Air Force Col. Eric Boe shows his Gen. Carl A. Spaatz Award coin.
Photo courtesy of NASA
Kylie Clem
Johnson Space Center, Houston
WASHINGTON, D.C. – Air Force Col. Eric A. Boe, the Civil Air Patrol member who took his Gen. Carl A. Spaatz Award coin into space during his first flight as a space shuttle pilot last year, has been assigned to reprise that role on the last scheduled space shuttle mission, targeted to launch in September 2010.
The eight-day mission, designated STS-133, will carry a pressurized logistics module to the International Space Station.
Boe was the pilot of STS-126 from Nov. 14-30, 2008. He first soloed in an airplane as a Georgia Wing cadet in a CAP encampment and earned the Spaatz award, the highest achievement for a CAP cadet, in July 1983.
Now a senior member with the Florida Wing’s Eglin Composite Squadron, Boe has a bachelor's degree from the U.S. Air Force Academy and a master's degree from the Georgia Institute of Technology.
Veteran shuttle commander and retired Air Force Col. Steven W. Lindsey will command STS-133. Mission specialists are shuttle mission veteran Air Force Col. Benjamin Alvin Drew Jr. and long-duration spaceflight veterans Michael R. Barratt, Army Col. Timothy L. Kopra and Nicole P. Stott.
Lindsey is chief of the Astronaut Office. Long-duration spaceflight veteran and former space station commander Peggy A. Whitson – a flight engineer aboard the station during Expedition 5 in 2002 and the commander of Expedition 16 in 2007-2008 -- has been named his successor when he transitions in October to training for his spaceflight.
Lindsey will be making his fifth shuttle flight. He served as the pilot of STS-87 in 1997 and STS-95 in 1998, then commanded STS-104 in 2001 and STS-121 in 2006.
Drew flew as a mission specialist on STS-118 in 2007 and is director of operations at the Gagarin Cosmonaut Training Center in Star City, Russia.

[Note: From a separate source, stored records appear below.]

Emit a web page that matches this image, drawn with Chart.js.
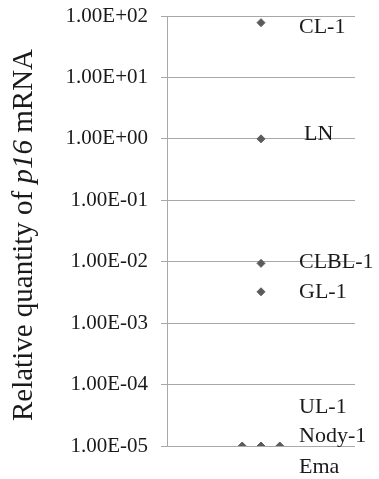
<!DOCTYPE html>
<html>
<head>
<meta charset="utf-8">
<script src="https://cdn.jsdelivr.net/npm/chart.js@4/dist/chart.umd.min.js"></script>
<style>
  html, body { margin: 0; padding: 0; background: #fff; }
  #wrap { width: 379px; height: 479px; }
</style>
</head>
<body>
<div id="wrap"><canvas id="chart"></canvas></div>
<script>
// samples and relative p16 mRNA quantities
const samples = ["CL-1", "LN", "CLBL-1", "GL-1", "UL-1", "Nody-1", "Ema"];
const xPos = [5, 5, 5, 5, 4, 5, 6];
const quantity = [78, 1, 0.0094, 0.00324, 0.00001, 0.00001, 0.00001];
const tickValues = [1e-5, 1e-4, 1e-3, 1e-2, 1e-1, 1e0, 1e1, 1e2];
const tickLabels = ["1.00E-05", "1.00E-04", "1.00E-03", "1.00E-02", "1.00E-01", "1.00E+00", "1.00E+01", "1.00E+02"];

const SERIF = '"Liberation Serif", "Times New Roman", serif';

// label offsets (px) from the x=5 column and from each sample's value
const labelDx = [38, 43, 38, 38, 38, 38, 38];
const labelDy = [10, 1, 5, 6, -33, -4, 27];

const sampleLabels = {
    id: "sampleLabels",
    afterDatasetsDraw(chart) {
        const { ctx, scales: { x, y } } = chart;
        ctx.save();
        ctx.font = "22px " + SERIF;
        ctx.fillStyle = "#1a1a1a";
        ctx.textBaseline = "alphabetic";
        ctx.textAlign = "left";
        const px = x.getPixelForValue(5);
        samples.forEach((s, i) => {
            ctx.fillText(s, px + labelDx[i], y.getPixelForValue(quantity[i]) + labelDy[i]);
        });
        ctx.restore();
    },
};

const yTitle = {
    id: "yTitle",
    afterDraw(chart) {
        const { ctx } = chart;
        const parts = [
            ["Relative quantity of ", "29px " + SERIF],
            ["p16", "italic 29px " + SERIF],
            [" mRNA", "29px " + SERIF],
        ];
        ctx.save();
        let total = 0;
        parts.forEach(([t, f]) => { ctx.font = f; total += ctx.measureText(t).width; });
        ctx.translate(32, 235);
        ctx.rotate(-Math.PI / 2);
        ctx.fillStyle = "#1a1a1a";
        ctx.textBaseline = "alphabetic";
        ctx.textAlign = "left";
        let cx = -total / 2;
        parts.forEach(([t, f]) => {
            ctx.font = f;
            ctx.fillText(t, cx, 0);
            cx += ctx.measureText(t).width;
        });
        ctx.restore();
    },
};

new Chart(document.getElementById("chart"), {
    type: "scatter",
    data: {
        datasets: [
            {
                data: samples.map((s, i) => ({ x: xPos[i], y: quantity[i] })),
                pointStyle: "rectRot",
                pointRadius: 4,
                pointHoverRadius: 4,
                borderWidth: 1,
                backgroundColor: "#5b5b5b",
                borderColor: "#5b5b5b",
            },
        ],
    },
    options: {
        responsive: true,
        maintainAspectRatio: false,
        animation: false,
        layout: { padding: { top: 16, right: 24, bottom: 33, left: 0 } },
        plugins: {
            legend: { display: false },
            tooltip: { enabled: false },
        },
        scales: {
            x: {
                type: "linear",
                min: 0,
                max: 10,
                display: false,
            },
            y: {
                type: "logarithmic",
                min: 1e-5,
                max: 1e2,
                afterBuildTicks: (scale) => {
                    scale.ticks = tickValues.map((v) => ({ value: v }));
                },
                afterFit: (scale) => {
                    scale.width = 167;
                    scale.paddingTop = 0;
                    scale.paddingBottom = 0;
                },
                ticks: {
                    padding: 13,
                    color: "#1a1a1a",
                    font: { family: SERIF, size: 21 },
                    callback: (v) => tickLabels[tickValues.indexOf(v)] ?? "",
                },
                grid: {
                    color: "#a8a8a8",
                    lineWidth: 1,
                    drawTicks: true,
                    tickLength: 6,
                },
                border: { display: true, color: "#a8a8a8", width: 1 },
            },
        },
    },
    plugins: [sampleLabels, yTitle],
});
</script>
</body>
</html>
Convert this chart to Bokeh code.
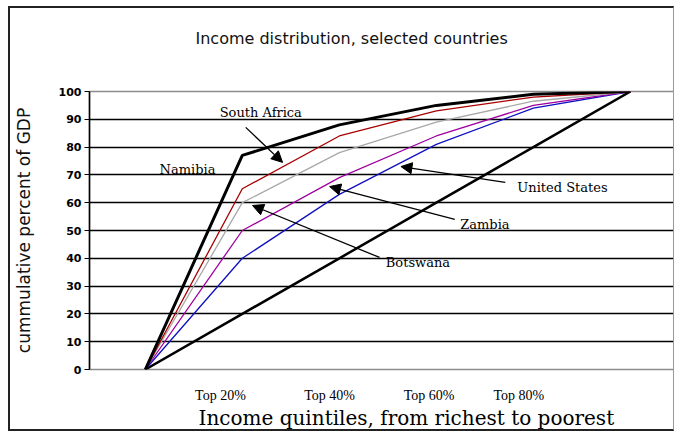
from bokeh.plotting import figure
from bokeh.models import FixedTicker, Arrow, NormalHead, Title, Range1d
from bokeh.embed import file_html
from bokeh.resources import INLINE
from bokeh.core.properties import value

# ---- data ----
quintiles = [0, 20, 40, 60, 80, 100]
namibia = [0, 77, 88, 95, 99, 100]
south_africa = [0, 65, 84, 93, 98, 100]
botswana = [0, 60, 78, 89, 96.5, 100]
zambia = [0, 50, 69, 84, 95, 100]
united_states = [0, 40, 63, 81, 94, 100]
equality = [0, 20, 40, 60, 80, 100]

x_tick_positions = [15.5, 38, 58.5, 77]
x_tick_labels = ["Top 20%", "Top 40%", "Top 60%", "Top 80%"]
y_ticks = list(range(0, 101, 10))
grid_ticks = list(range(10, 100, 10))

chart_title = "Income distribution, selected countries"
x_title = "Income quintiles, from richest to poorest"
y_title = "cummulative percent of GDP"

label_names = ["South Africa", "Namibia", "United States", "Zambia", "Botswana"]
label_x = [23.8, 8.7, 86.0, 70.0, 56.2]
label_y = [92.4, 71.9, 65.5, 52.2, 38.5]

arrow_x_start = [20.7, 74.2, 63.8, 48.3]
arrow_y_start = [87.1, 67.3, 54.0, 40.3]
arrow_x_end = [28.3, 52.7, 38.0, 22.1]
arrow_y_end = [74.5, 73.0, 65.8, 59.0]

# ---- figure ----
p = figure(width=666, height=425,
           x_range=Range1d(-11.5, 109.5), y_range=Range1d(0, 100),
           output_backend="svg", toolbar_location=None,
           min_border_left=79, min_border_right=0,
           min_border_top=83, min_border_bottom=64)
p.styles = {"border": "2px solid #222", "border-right": "1px solid #999",
            "margin-left": "8px", "margin-top": "6px"}

# spacer panel next to the frame, then the real title above it
p.add_layout(Title(text=" ", text_font_size="10px", standoff=31), "above")
p.add_layout(Title(text=chart_title, align="left", offset=106,
                   text_font="DejaVu Sans", text_font_size="16px",
                   text_font_style="normal", text_color="#111",
                   vertical_align="bottom", standoff=0), "above")

# y axis
p.yaxis.ticker = FixedTicker(ticks=y_ticks)
p.yaxis.axis_line_color = "black"
p.yaxis.axis_line_width = 1.5
p.yaxis.major_tick_out = 5
p.yaxis.major_tick_in = 0
p.yaxis.major_tick_line_color = "black"
p.yaxis.minor_tick_line_color = None
p.yaxis.major_label_text_font = "DejaVu Sans"
p.yaxis.major_label_text_font_size = "11px"
p.yaxis.major_label_text_font_style = "bold"
p.yaxis.major_label_text_color = "black"
p.yaxis.major_label_standoff = 3
p.yaxis.axis_label = y_title
p.yaxis.axis_label_text_font = "DejaVu Sans"
p.yaxis.axis_label_text_font_size = "17px"
p.yaxis.axis_label_text_font_style = "normal"
p.yaxis.axis_label_text_color = "#111"
p.yaxis.axis_label_standoff = 22

# x axis
p.xaxis.ticker = FixedTicker(ticks=x_tick_positions)
p.xaxis.major_label_overrides = {k: v for k, v in zip(x_tick_positions, x_tick_labels)}
p.xaxis.axis_line_color = None
p.xaxis.major_tick_line_color = None
p.xaxis.major_tick_out = 0
p.xaxis.major_tick_in = 0
p.xaxis.minor_tick_line_color = None
p.xaxis.minor_tick_out = 0
p.xaxis.major_label_text_font = "Liberation Serif"
p.xaxis.major_label_text_font_size = "14px"
p.xaxis.major_label_text_color = "black"
p.xaxis.major_label_standoff = 18

p.add_layout(Title(text=x_title, align="left", offset=109,
                   text_font="DejaVu Serif", text_font_size="20px",
                   text_font_style="normal", text_color="black",
                   vertical_align="top", standoff=1), "below")

# grid / frame
p.xgrid.visible = False
p.ygrid.ticker = FixedTicker(ticks=grid_ticks)
p.ygrid.grid_line_color = "black"
p.ygrid.grid_line_width = 1.5
p.outline_line_color = "#8c8c8c"
p.outline_line_width = 1.5
p.background_fill_color = "white"
p.border_fill_color = "white"

# ---- series ----
p.line(quintiles, equality, line_color="black", line_width=2.5)
p.line(quintiles, united_states, line_color="#1010c0", line_width=1.3)
p.line(quintiles, zambia, line_color="#a000a0", line_width=1.3)
p.line(quintiles, botswana, line_color="#a8a8a8", line_width=1.3)
p.line(quintiles, south_africa, line_color="#a80000", line_width=1.3)
p.line(quintiles, namibia, line_color="black", line_width=3)

# ---- annotations ----
p.text(x=label_x, y=label_y, text=label_names,
       text_font=value("DejaVu Serif"), text_font_size="13px",
       text_align="center", text_baseline="middle", text_color="black")

for xs, ys, xe, ye in zip(arrow_x_start, arrow_y_start, arrow_x_end, arrow_y_end):
    p.add_layout(Arrow(end=NormalHead(size=11, fill_color="black", line_color="black"),
                       x_start=xs, y_start=ys, x_end=xe, y_end=ye,
                       line_color="black", line_width=1.3))

open("out.html", "w").write(file_html(p, INLINE))
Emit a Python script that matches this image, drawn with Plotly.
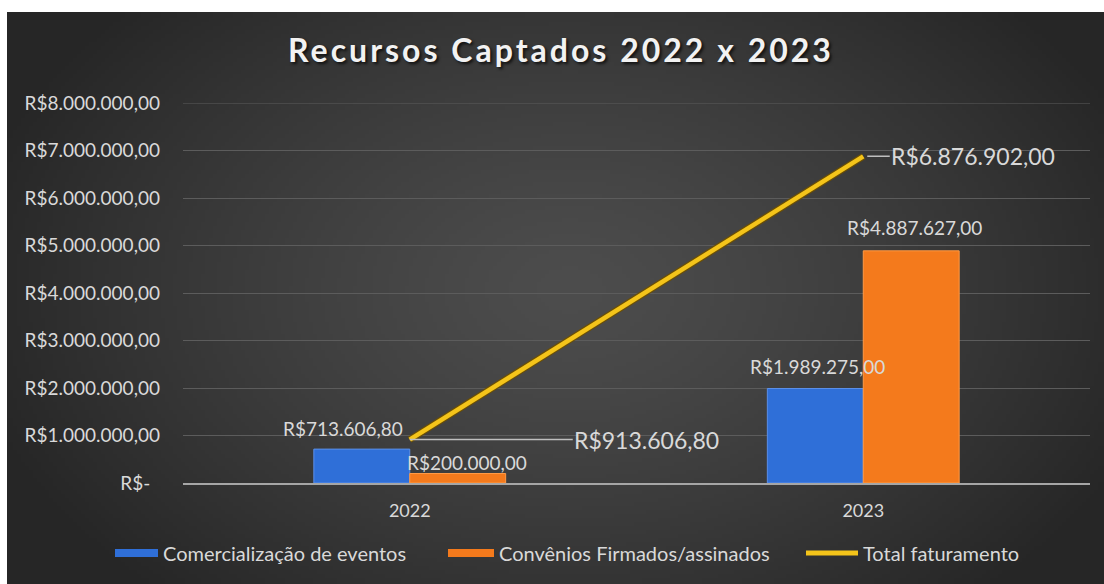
import base64
import struct
import zlib

import numpy as np
import plotly.graph_objects as go

# ---------------- data ----------------
categories = ["2022", "2023"]
comercializacao = [713606.80, 1989275.00]
convenios = [200000.00, 4887627.00]
total_faturamento = [913606.80, 6876902.00]

series_names = ["Comercialização de eventos", "Convênios Firmados/assinados", "Total faturamento"]
title_text = "Recursos Captados 2022 x 2023"

tick_vals = [0, 1000000, 2000000, 3000000, 4000000, 5000000, 6000000, 7000000, 8000000]
tick_text = ["R$-\u00a0\u00a0", "R$1.000.000,00", "R$2.000.000,00", "R$3.000.000,00", "R$4.000.000,00",
             "R$5.000.000,00", "R$6.000.000,00", "R$7.000.000,00", "R$8.000.000,00"]


def brl(v):
    s = f"{v:,.2f}"
    s = s.replace(",", "X").replace(".", ",").replace("X", ".")
    return "R$" + s


# ---------------- styling ----------------
W, H = 1104, 584
L, R, T, B = 183, 14, 103, 101
PW, PH = W - L - R, H - T - B
FONT = "Lato"
TXT = "#d9d9d9"
BLUE = "#2f6fd8"
ORANGE = "#f47a1c"
YELLOW = "#f4c41a"
GRID = "#5c5c5c"
BARGAP = 0.577


def make_png(arr):
    h, w, _ = arr.shape
    raw = b"".join(b"\x00" + arr[i].tobytes() for i in range(h))

    def chunk(tag, data):
        c = struct.pack(">I", len(data)) + tag + data
        return c + struct.pack(">I", zlib.crc32(tag + data) & 0xFFFFFFFF)

    png = b"\x89PNG\r\n\x1a\n"
    png += chunk(b"IHDR", struct.pack(">IIBBBBB", w, h, 8, 2, 0, 0, 0))
    png += chunk(b"IDAT", zlib.compress(raw, 9))
    png += chunk(b"IEND", b"")
    return "data:image/png;base64," + base64.b64encode(png).decode()


# background radial gradient covering the chart region (x 7..1104, y 12..584 px)
bx0, by0, bx1, by1 = 7, 12, W, H
iw, ih = 274, 143
xs = np.linspace(bx0, bx1, iw)
ys = np.linspace(by0, by1, ih)
X, Y = np.meshgrid(xs, ys)
r = np.sqrt(((X - 570) / 620.0) ** 2 + ((Y - 290) / 420.0) ** 2)
r = np.clip(r, 0, 1)
v = 77 - 39 * r ** 1.3
img = np.stack([v, v, v], axis=-1).clip(0, 255).astype(np.uint8)
bg_src = make_png(img)


def px_to_paper_x(px):
    return (px - L) / PW


def px_to_paper_y(py):
    return (H - B - py) / PH


fig = go.Figure()

# bars
fig.add_trace(go.Bar(
    x=categories, y=comercializacao, name=series_names[0], showlegend=False,
    marker=dict(color=BLUE, line=dict(color="#5b8fe8", width=1)),
    hoverinfo="skip",
))
fig.add_trace(go.Bar(
    x=categories, y=convenios, name=series_names[1], showlegend=False,
    marker=dict(color=ORANGE, line=dict(color="#ff9a45", width=1)),
    hoverinfo="skip",
))

# line (dark edge + yellow)
fig.add_trace(go.Scatter(
    x=categories, y=total_faturamento, mode="lines", showlegend=False,
    line=dict(color="rgba(110,80,0,0.9)", width=7), hoverinfo="skip",
))
fig.add_trace(go.Scatter(
    x=categories, y=total_faturamento, mode="lines", name=series_names[2], showlegend=False,
    line=dict(color=YELLOW, width=4.5), hoverinfo="skip",
))

# legend entries (wide swatches), one legend per entry for exact placement
legend_ids = ["legend", "legend2", "legend3"]
for nm, col, lg in zip(series_names, [BLUE, ORANGE, YELLOW], legend_ids):
    fig.add_trace(go.Scatter(
        x=[None], y=[None], mode="lines", name=nm, legend=lg,
        line=dict(color=col, width=8 if col != YELLOW else 5),
    ))

annotations = []
half = (1 - BARGAP) / 4.0
blue_shift = [(-19, 21), (2, 22)]
orange_shift = [(9, 11), (3, 23)]
for i, val in enumerate(comercializacao):
    annotations.append(dict(
        x=i - half, y=val, xref="x", yref="y", text=brl(val), showarrow=False,
        xshift=blue_shift[i][0], yshift=blue_shift[i][1], yanchor="middle",
        font=dict(family=FONT, size=19, color=TXT),
    ))
for i, val in enumerate(convenios):
    annotations.append(dict(
        x=i + half, y=val, xref="x", yref="y", text=brl(val), showarrow=False,
        xshift=orange_shift[i][0], yshift=orange_shift[i][1], yanchor="middle",
        font=dict(family=FONT, size=19, color=TXT),
    ))
line_offsets = [(237, 0, 0), (110, 0, 4)]
for i, val in enumerate(total_faturamento):
    ax, ay, so = line_offsets[i]
    annotations.append(dict(
        x=i, y=val, xref="x", yref="y", text=brl(val), showarrow=True,
        arrowhead=0, arrowwidth=1.5, arrowcolor="#bfbfbf", ax=ax, ay=ay, standoff=so,
        font=dict(family=FONT, size=23, color=TXT),
    ))


def leg(swatch_px, itemwidth):
    return dict(
        orientation="h", x=px_to_paper_x(swatch_px - 5), xanchor="left",
        y=px_to_paper_y(553), yanchor="middle",
        font=dict(family=FONT, size=20, color=TXT), bgcolor="rgba(0,0,0,0)",
        itemwidth=itemwidth,
    )


fig.update_layout(
    width=W, height=H,
    margin=dict(l=L, r=R, t=T, b=B, pad=0),
    paper_bgcolor="white",
    plot_bgcolor="rgba(0,0,0,0)",
    barmode="group", bargap=BARGAP, bargroupgap=0,
    font=dict(family=FONT, color=TXT, size=18),
    title=dict(
        text='<span style="letter-spacing:3px">' + title_text + "</span>",
        x=561 / W, xref="container", xanchor="center",
        y=1 - 51 / H, yref="container", yanchor="middle",
        font=dict(family=FONT, size=32, color="#f2f2f2", weight="bold",
                  shadow="2px 2px 3px rgba(0,0,0,0.7)"),
    ),
    xaxis=dict(
        type="category", range=[-0.5, 1.5], showgrid=False, zeroline=False,
        showline=True, linecolor="#a6a6a6", linewidth=2,
        ticks="", tickfont=dict(family=FONT, size=18, color=TXT),
        ticklabelstandoff=10,
    ),
    yaxis=dict(
        range=[tick_vals[0], tick_vals[-1]], tickvals=tick_vals, ticktext=tick_text,
        showgrid=True, gridcolor=GRID, gridwidth=1, zeroline=False,
        showline=False, ticks="", tickfont=dict(family=FONT, size=19, color=TXT),
        ticklabelstandoff=22,
    ),
    legend=leg(115, 43),
    legend2=leg(448, 46),
    legend3=leg(806, 52),
    annotations=annotations,
    shapes=[dict(type="line", xref="paper", yref="y", x0=0, x1=1,
                 y0=tick_vals[-1], y1=tick_vals[-1], line=dict(color=GRID, width=1),
                 layer="below")],
    images=[dict(
        source=bg_src, xref="paper", yref="paper",
        x=px_to_paper_x(bx0), y=px_to_paper_y(by0),
        sizex=(bx1 - bx0) / PW, sizey=(by1 - by0) / PH,
        sizing="stretch", xanchor="left", yanchor="top", layer="below",
    )],
)

fig.write_html("out.html", config={"displayModeBar": False},
               post_script="document.body.style.margin='0px';")
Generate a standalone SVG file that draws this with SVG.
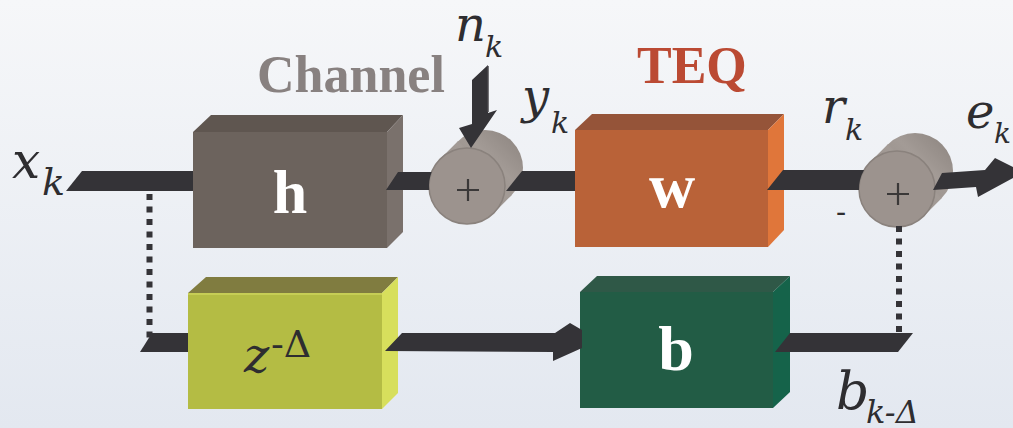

He has two bachelor's degrees and a master's degree from the Air Force Academy and a master's degree from Embry Riddle University.
Barratt, a medical doctor is on his first mission, aboard the space station as a flight engineer for Expeditions 19 and 20. He launched to the station on a Russian Soyuz spacecraft March 26 and is due to return to Earth on the same Soyuz on Oct. 11. He has a bachelor's degree from the University of Washington, a master's degree from Wright State University in Dayton, Ohio, and a doctorate of medicine from Northwestern University.
Kopra just completed his first spaceflight as a flight engineer aboard the space station for Expedition 20. He launched July 15 on shuttle mission STS-127 and landed aboard shuttle mission STS-128 on Sept. 11. He has a bachelor's degree from the U.S. Military Academy and master's degrees from the Georgia Institute of Technology and the U.S. Army War College.
Stott is in the midst of her first mission as a flight engineer aboard the station with Barratt for Expeditions 20 and 21. She launched aboard STS-128 on Aug. 28 and is due to return at the end of STS-129, targeted for launch Nov. 12. She has a bachelor's degree from Embry-Riddle Aeronautical University and a master's degree from the University of Central Florida.